Quando si parla di Sardegna la prima cosa che viene in mente sono l’estate, il caldo, il mare. Assolati pomeriggi d’agosto passati a prendere la tintarella su una delle sue innumerevoli e bianchissime spiagge, circondati da turisti euforici che fanno avanti e indietro dall’ombrellone al bagnasciuga in cerca di un fresco sollievo tra le acque cristalline della costa.

Oppure le notti mondane, spese tra i celebri locali della Costa Smeralda tra “stars” di più o meno vivido splendore a sorseggiare cocktail pieni di ombrellini dal gusto caraibico. Si, la Sardegna è diventata anche questo ma la sua vera essenza va cercata altrove.

Abbandoniamo per un attimo il mondo smeraldino e glitterato, posiamo infradito e ombrelloni, indossiamo scarpe da ginnastica, jeans e una bella faccia curiosa ed interessata. Il viaggio che stiamo per intraprendere non è agevole. Il percorso è impervio perché passa per i monti. Calca suoli duri e rocciosi, si inerpica tra rovi e ginestre, si addentra in mezzo ai cespugli di ginepro, mirto e corbezzolo. Ripercorre le orme di cinghiali e mufloni e sfiora l’aerale di aquile e astori.
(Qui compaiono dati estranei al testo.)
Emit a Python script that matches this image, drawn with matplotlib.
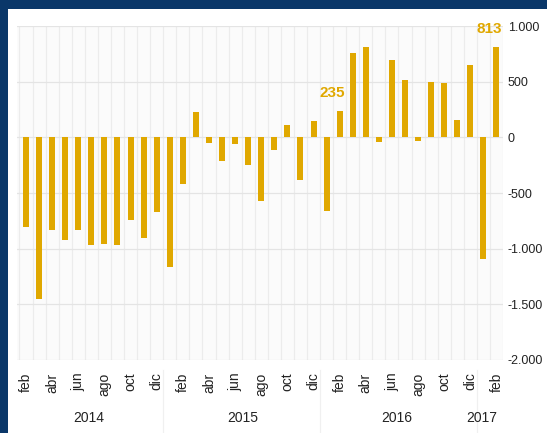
import matplotlib
matplotlib.use("Agg")
import matplotlib.pyplot as plt
from matplotlib.patches import Rectangle
from matplotlib.ticker import FuncFormatter

months = ['feb', 'mar', 'abr', 'may', 'jun', 'jul', 'ago', 'sep', 'oct', 'nov', 'dic', 'ene',
          'feb', 'mar', 'abr', 'may', 'jun', 'jul', 'ago', 'sep', 'oct', 'nov', 'dic', 'ene',
          'feb', 'mar', 'abr', 'may', 'jun', 'jul', 'ago', 'sep', 'oct', 'nov', 'dic', 'ene',
          'feb']
values = [-807, -1452, -828, -921, -834, -969, -954, -963, -744, -900, -669, -1167,
          -423, 228, -54, -216, -63, -252, -570, -114, 114, -387, 147, -660,
          235, 753, 815, -42, 696, 519, -30, 495, 489, 153, 648, -1089,
          813]
years = ['2014', '2015', '2016', '2017']
year_pos = [4.8, 16.6, 28.4, 34.9]
labelled = {24: '235', 36: '813'}

gold = '#e0a800'
frame = '#0a3769'

plt.rcParams['font.family'] = ['Liberation Sans', 'DejaVu Sans']

fig = plt.figure(figsize=(5.47, 4.33), dpi=100)
fig.patch.set_facecolor(frame)
fig.patches.append(Rectangle((8 / 547, 0), 1, 1 - 9 / 433, transform=fig.transFigure,
                             facecolor='white', edgecolor='none', zorder=-10))

ax = fig.add_axes([17 / 547, 1 - 360 / 433, 486 / 547, 334 / 433])
ax.set_zorder(5)
ax.set_facecolor('#fbfbfb')
x = list(range(len(values)))
ax.bar(x, values, width=0.46, color=gold, zorder=3)

ax.set_xlim(-0.69, 36.5)
ax.set_ylim(-2000, 1000)
ax.set_yticks(range(-2000, 1001, 500))
ax.yaxis.set_major_formatter(FuncFormatter(lambda v, p: f'{int(v):,}'.replace(',', '.')))
ax.yaxis.tick_right()
ax.tick_params(axis='y', length=0, pad=3.5, labelsize=9, labelcolor='#222222')
for t in ax.get_yticklabels():
    t.set_horizontalalignment('left')

ax.set_xticks(x[::2])
ax.set_xticklabels(months[::2], rotation=90, fontsize=10, color='#222222')
ax.tick_params(axis='x', length=0, pad=9)

for s in ax.spines.values():
    s.set_visible(False)
ax.grid(axis='y', color='#e4e4e4', linewidth=0.9, zorder=0)
for i in range(len(values) + 1):
    ax.axvline(i - 0.5, color='#ececec', linewidth=0.9, zorder=0)

# year labels and separators
for yr, pos in zip(years, year_pos):
    ax.text(pos, -0.175, yr, transform=ax.get_xaxis_transform(),
            ha='center', va='center', fontsize=10, color='#222222')
for b in [10.5, 22.5, 34.5]:
    ax.plot([b, b], [-0.03, -0.22], transform=ax.get_xaxis_transform(), color='#f0f0f0',
            linewidth=0.9, clip_on=False)

for i, txt in labelled.items():
    ax.annotate(txt, (i + 0.4, values[i]), xytext=(0, 8), textcoords='offset points',
                ha='right', va='bottom', fontsize=11, fontweight='bold', color=gold)

fig.savefig('out.png', dpi=100, facecolor=fig.get_facecolor())
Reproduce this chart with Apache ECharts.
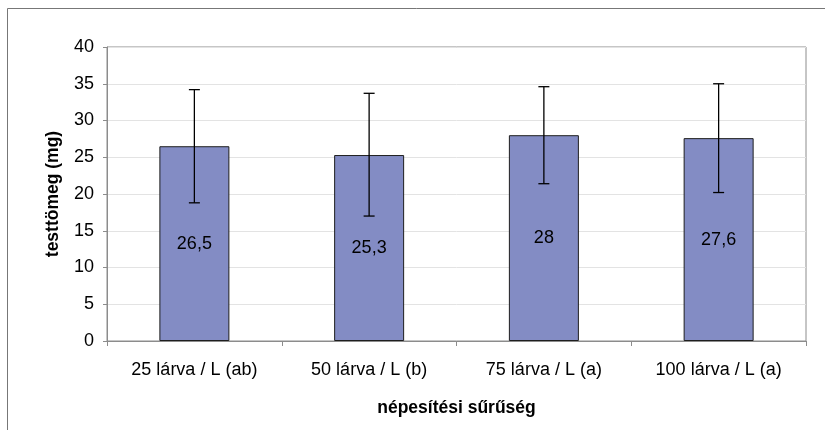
<!DOCTYPE html>
<html>
<head>
<meta charset="utf-8">
<script src="https://cdn.jsdelivr.net/npm/echarts@6/dist/echarts.min.js"></script>
<style>html,body{margin:0;padding:0;background:#fff;}#c{width:825px;height:430px;}</style>
</head>
<body>
<div id="c"></div>
<script>
const categories = ['25 lárva / L (ab)', '50 lárva / L (b)', '75 lárva / L (a)', '100 lárva / L (a)'];
const means = [26.5, 25.3, 28, 27.6];
const errLow = [18.8, 17.0, 21.4, 20.2];
const errHigh = [34.2, 33.7, 34.6, 35.0];
const labels = ['26,5', '25,3', '28', '27,6'];

const chart = echarts.init(document.getElementById('c'));
const font = 'Liberation Sans, Arial, sans-serif';
chart.setOption({
  animation: false,
  textStyle: { fontFamily: font },
  graphic: [{
    type: 'rect', shape: { x: 7.5, y: 8.5, width: 830, height: 440 },
    style: { fill: 'none', stroke: '#777', lineWidth: 1 }, silent: true, z: -1
  }],
  grid: { left: 107, right: 19, top: 47, bottom: 89, show: true, borderColor: '#8c8c8c', borderWidth: 1, backgroundColor: '#fff' },
  xAxis: {
    type: 'category', data: categories,
    name: 'népesítési sűrűség', nameLocation: 'middle', nameGap: 58,
    nameTextStyle: { fontSize: 17.5, fontWeight: 'bold', color: '#000', fontFamily: font },
    axisLine: { lineStyle: { color: '#8c8c8c' } },
    axisTick: { show: true, length: 5, lineStyle: { color: '#8c8c8c' } },
    axisLabel: { fontSize: 18, color: '#000', margin: 20, fontFamily: font }
  },
  yAxis: {
    type: 'value', min: 0, max: 40, interval: 5,
    name: 'testtömeg (mg)', nameLocation: 'middle', nameGap: 45,
    nameTextStyle: { fontSize: 17.5, fontWeight: 'bold', color: '#000', fontFamily: font },
    axisLine: { show: true, lineStyle: { color: '#8c8c8c' } },
    axisTick: { show: true, length: 4, lineStyle: { color: '#8c8c8c' } },
    axisLabel: { fontSize: 18, color: '#000', margin: 13, fontFamily: font },
    splitLine: { lineStyle: { color: '#e3e3e3' } }
  },
  series: [{
    type: 'bar', data: means, barWidth: 70,
    itemStyle: { color: '#838cc4', borderColor: '#1e1e1e', borderWidth: 1 },
    label: { show: true, position: 'inside', color: '#000', fontSize: 18, fontFamily: font,
      formatter: p => labels[p.dataIndex] }
  }, {
    type: 'custom',
    data: categories.map((c, i) => [i, errLow[i], errHigh[i]]),
    z: 10,
    renderItem: function (params, api) {
      const x = api.value(0);
      const lo = api.coord([x, api.value(1)]);
      const hi = api.coord([x, api.value(2)]);
      const hw = 5.5;
      const st = { stroke: '#000', lineWidth: 1.3 };
      return { type: 'group', children: [
        { type: 'line', shape: { x1: lo[0], y1: lo[1], x2: hi[0], y2: hi[1] }, style: st },
        { type: 'line', shape: { x1: lo[0] - hw, y1: lo[1], x2: lo[0] + hw, y2: lo[1] }, style: st },
        { type: 'line', shape: { x1: hi[0] - hw, y1: hi[1], x2: hi[0] + hw, y2: hi[1] }, style: st }
      ] };
    }
  }]
});
</script>
</body>
</html>
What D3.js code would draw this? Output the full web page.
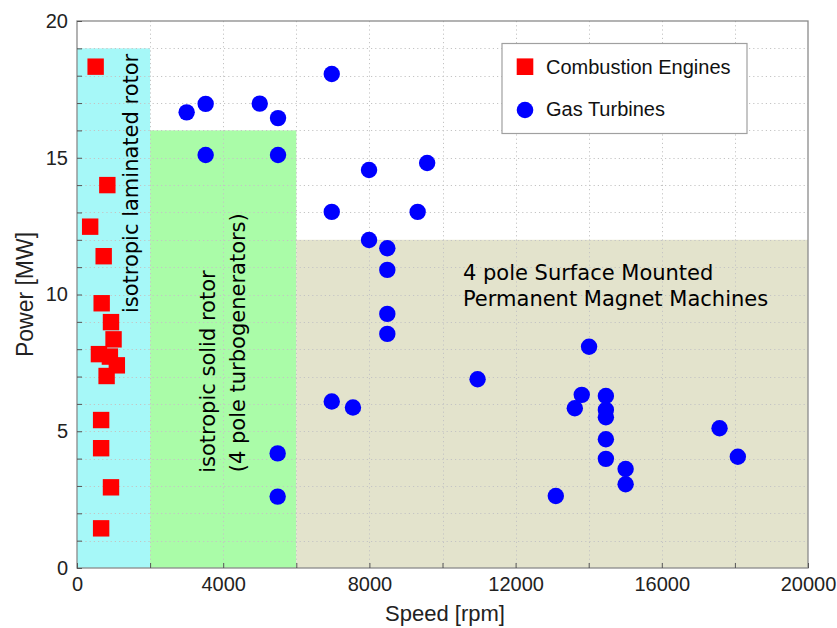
<!DOCTYPE html>
<html>
<head>
<meta charset="utf-8">
<script src="https://cdn.jsdelivr.net/npm/d3@7"></script>
<style>
  html, body { margin: 0; padding: 0; background: #fff; }
  svg { display: block; }
</style>
</head>
<body>
<svg id="chart" width="837" height="628"></svg>
<script>
// ---- data ----
const ceSpeed = [510, 830, 360, 730, 675, 930, 1000, 600, 900, 1090, 810, 660, 660, 930, 660];
const cePower = [18.33, 14.0, 12.48, 11.4, 9.68, 8.99, 8.36, 7.82, 7.73, 7.41, 7.02, 5.41, 4.38, 2.95, 1.45];

const gtSpeed = [3000, 3520, 5000, 5500, 3520, 5500, 6970, 7990, 9580, 6970, 9320, 7990, 8490, 8490, 8490, 8490,
                 10960, 6970, 7550, 5490, 5490, 13100, 14010, 13810, 13620, 14470, 14470, 14470, 14470, 14470,
                 15010, 15010, 17580, 18080];
const gtPower = [16.66, 16.97, 16.98, 16.45, 15.10, 15.10, 18.06, 14.55, 14.81, 13.02, 13.02, 11.99, 11.69, 10.90, 9.29, 8.56,
                 6.90, 6.09, 5.87, 4.19, 2.61, 2.63, 8.09, 6.33, 5.84, 6.29, 5.78, 5.51, 4.71, 3.99,
                 3.62, 3.06, 5.11, 4.07];

const regionNames = ["laminated", "solid", "spm"];
const regionX0 = [0, 2000, 6000];
const regionX1 = [2000, 6000, 20000];
const regionTop = [19, 16, 12];

const xTicks = [0, 2000, 4000, 6000, 8000, 10000, 12000, 14000, 16000, 18000, 20000];
const xTickLabels = ["0", "", "4000", "", "8000", "", "12000", "", "16000", "", "20000"];
const yTicks = d3.range(0, 21, 1);
const yTickLabels = yTicks.map(v => v % 5 === 0 ? String(v) : "");

const seriesNames = ["Combustion Engines", "Gas Turbines"];

// ---- layout ----
const svg = d3.select("#chart");
const x = d3.scaleLinear().domain([0, 20000]).range([77, 808]);
const y = d3.scaleLinear().domain([0, 20]).range([568, 21]);
const regionColor = d3.scaleOrdinal().domain(regionNames).range(["#a6f8f8", "#aafca8", "#e3e3cc"]);

const axisFont = "'Liberation Sans', Arial, sans-serif";
const labelFont = "'DejaVu Sans', Verdana, sans-serif";

// regions
svg.append("g").selectAll("rect")
  .data(regionNames)
  .join("rect")
  .attr("x", (d, i) => x(regionX0[i]))
  .attr("y", (d, i) => y(regionTop[i]))
  .attr("width", (d, i) => x(regionX1[i]) - x(regionX0[i]))
  .attr("height", (d, i) => y(0) - y(regionTop[i]))
  .attr("fill", d => regionColor(d));

// grid
const grid = svg.append("g").attr("stroke", "#c4c4c4").attr("stroke-width", 1).attr("stroke-dasharray", "1.2,3");
grid.selectAll("line.v").data(xTicks.slice(1, -1)).join("line").attr("class", "v")
  .attr("x1", d => Math.round(x(d)) + 0.5).attr("x2", d => Math.round(x(d)) + 0.5)
  .attr("y1", y(20)).attr("y2", y(0));
grid.selectAll("line.h").data(yTicks.slice(1, -1)).join("line").attr("class", "h")
  .attr("y1", d => Math.round(y(d)) + 0.5).attr("y2", d => Math.round(y(d)) + 0.5)
  .attr("x1", x(0)).attr("x2", x(20000));

// region labels
const lab = svg.append("g").attr("font-family", labelFont).attr("font-size", 21).attr("fill", "#000");
lab.append("text").attr("transform", `translate(${x(1670)},${y(9.32)}) rotate(-90)`).text("isotropic laminated rotor");
lab.append("text").attr("transform", `translate(${x(3775)},${y(3.48)}) rotate(-90)`).text("isotropic solid rotor");
lab.append("text").attr("transform", `translate(${x(4595)},${y(3.5)}) rotate(-90)`).text("(4 pole turbogenerators)");
lab.append("text").attr("x", x(10560)).attr("y", y(10.53)).text("4 pole Surface Mounted");
lab.append("text").attr("x", x(10560)).attr("y", y(9.58)).text("Permanent Magnet Machines");

// points
svg.append("g").selectAll("rect")
  .data(ceSpeed.map((s, i) => [s, cePower[i]]))
  .join("rect")
  .attr("x", d => x(d[0]) - 8.2).attr("y", d => y(d[1]) - 8.2)
  .attr("width", 16.4).attr("height", 16.4)
  .attr("fill", "#ff0000");

svg.append("g").selectAll("circle")
  .data(gtSpeed.map((s, i) => [s, gtPower[i]]))
  .join("circle")
  .attr("cx", d => x(d[0])).attr("cy", d => y(d[1])).attr("r", 8.2)
  .attr("fill", "#0000ff");

// axes box
svg.append("rect").attr("x", x(0)).attr("y", y(20)).attr("width", x(20000) - x(0)).attr("height", y(0) - y(20))
  .attr("fill", "none").attr("stroke", "#8a8a8a").attr("stroke-width", 1.3);

// x axis
const xAxis = svg.append("g").attr("transform", `translate(0,${y(0)})`)
  .call(d3.axisBottom(x).tickValues(xTicks).tickSize(-5).tickPadding(9)
    .tickFormat((d, i) => xTickLabels[i]));
xAxis.select(".domain").remove();
xAxis.selectAll(".tick line").attr("stroke", "#555");
xAxis.selectAll("text").attr("font-family", axisFont).attr("font-size", 20).attr("fill", "#222");

// y axis
const yAxis = svg.append("g").attr("transform", `translate(${x(0)},0)`)
  .call(d3.axisLeft(y).tickValues(yTicks).tickSize(-5).tickPadding(9)
    .tickFormat((d, i) => yTickLabels[i]));
yAxis.select(".domain").remove();
yAxis.selectAll(".tick line").attr("stroke", "#555");
yAxis.selectAll("text").attr("font-family", axisFont).attr("font-size", 20).attr("fill", "#222");

// axis titles
svg.append("text").attr("x", 445).attr("y", 621).attr("text-anchor", "middle")
  .attr("font-family", axisFont).attr("font-size", 22).attr("fill", "#222").text("Speed [rpm]");
svg.append("text").attr("transform", `translate(33,${(y(0) + y(20)) / 2}) rotate(-90)`).attr("text-anchor", "middle")
  .attr("font-family", axisFont).attr("font-size", 23).attr("fill", "#222").text("Power [MW]");

// legend
const leg = svg.append("g");
leg.append("rect").attr("x", 502).attr("y", 43.5).attr("width", 245).attr("height", 90)
  .attr("fill", "#fff").attr("stroke", "#a0a0a0").attr("stroke-width", 1.2);
leg.append("rect").attr("x", 525 - 8.3).attr("y", 66.7 - 8.3).attr("width", 16.6).attr("height", 16.6).attr("fill", "#ff0000");
leg.append("circle").attr("cx", 525).attr("cy", 110).attr("r", 8.3).attr("fill", "#0000ff");
leg.selectAll("text").data(seriesNames).join("text")
  .attr("x", 546).attr("y", (d, i) => [74, 116][i])
  .attr("font-family", axisFont).attr("font-size", 20).attr("fill", "#111").text(d => d);
</script>
</body>
</html>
Ma quando si è troppo stanchi per proseguire ci si può sedere vicino ad una fonte per dissetarsi protetti dall’ombra e dalla saggezza delle querce secolari. Benvenuti in Barbagia, la regione centrale della Sardegna che si estende sui fianchi del massiccio del Gennargentu. Qui la terra è antica come gli avi del popolo che tuttora la abita. Nuragici e prenuragici del IV millennio a.c., che Cartaginesi e  Romani non riuscirono ad assoggettare e che fece loro guadagnare l’appellativo di Barbari. Gente indomita abituata ad essere forte e decisa come la terra che li ha partoriti. Ma gente che conserva e difende una cultura ricca e originale. Basta fare un giro tra gli innumerevoli paesini disseminati lungo i 1300 km q di questo territorio, per rendersi conto di quanto sia vivo e pulsante  il sentimento popolare che anima i suoi abitanti. Qui tutto parla di storia e lo fa nell’antica lingua dei sardi. Strade, viottoli, chiese campestri, i muri delle case ricoperti di “murales”che raccontano di antiche gesta e di tradizioni immortali. Le signore anziane sedute sull’uscio delle loro case con le tipiche vesti nere, catapultano il visitatore in un’altra dimensione. Dove il tempo è sospeso ma non in stallo; si muove perpetuo seguendo i battiti del cuore di questa terra e lasciando al di fuori tutto ciò che è “straniero”. Se si ha la fortuna di vedere questi luoghi durante le feste paesane, si rimarrà meravigliati dai colori e dalla ricchezza dei costumi tipici che sfilano per le strade, dai profumi, dai sapori  e dal calore umano. E per dirla come Lawrance: “La Sardegna è un’altra cosa (..). Catena di colline simile alla brughiera, irrilevanti,che corrono via (..). E’ incantevole spazio intorno a un individuo, e distanza da viaggiare, (..), è come la libertà stessa”.